All of them are committed to halting  the spread of Islamists  and their criminal activities in Sahel-Sahara. France, on its part, wants to avoid the American experience in Iraq and Afghanistan where the second wave of the war in the two countries degenerated into a guerrilla warfare.

France dreads fighting such a battle in the desert with Islamist groups, hence it wants to pull its troops back from the frontline while the African troops who are not so experienced in desert warfare will take over. In the event of such a change of guard, many observers believe that Nigeria, as the most dominant power in the sub region, will be asked to bite the French fries, without any adequate financial compensation.

Nigeria is certain to take up the role because it will provide those in power in Abuja the excuse to squander public resources, but more importantly, engaging the Islamists in Mali could be an extension of the war against Boko Haram in northern Nigeria. But the danger is that allowing France to bail out of Mali will further expose Nigeria to the wrath of Islamist groups that may see Nigeria as being used by Western nations to attack Muslim territories in Mali.

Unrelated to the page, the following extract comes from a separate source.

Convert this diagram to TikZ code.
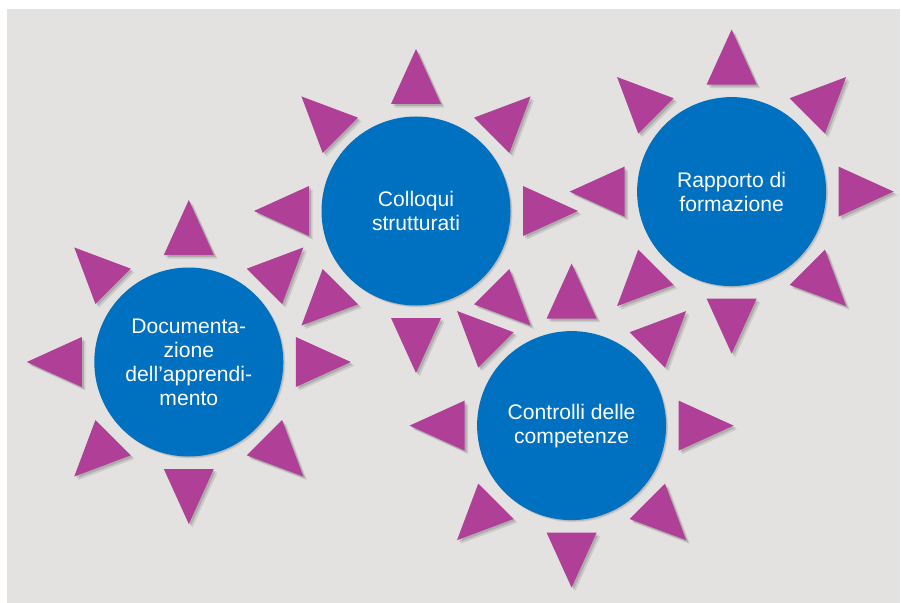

The third phase of the war in Mali will be that of re-integration, reconciliation of the warring groups and holding a democratic election. The US is using the fact that Mali is under a military regime to deny playing a strong role in the imbroglio,  yet the French-led military action is to serve the Western interest to tame Al-Qaeda in any part of the world, but not necessarily helping Africans to resolve issues of poor governance, massive poverty and under development, which are the hall marks of the conflict in the Sahel.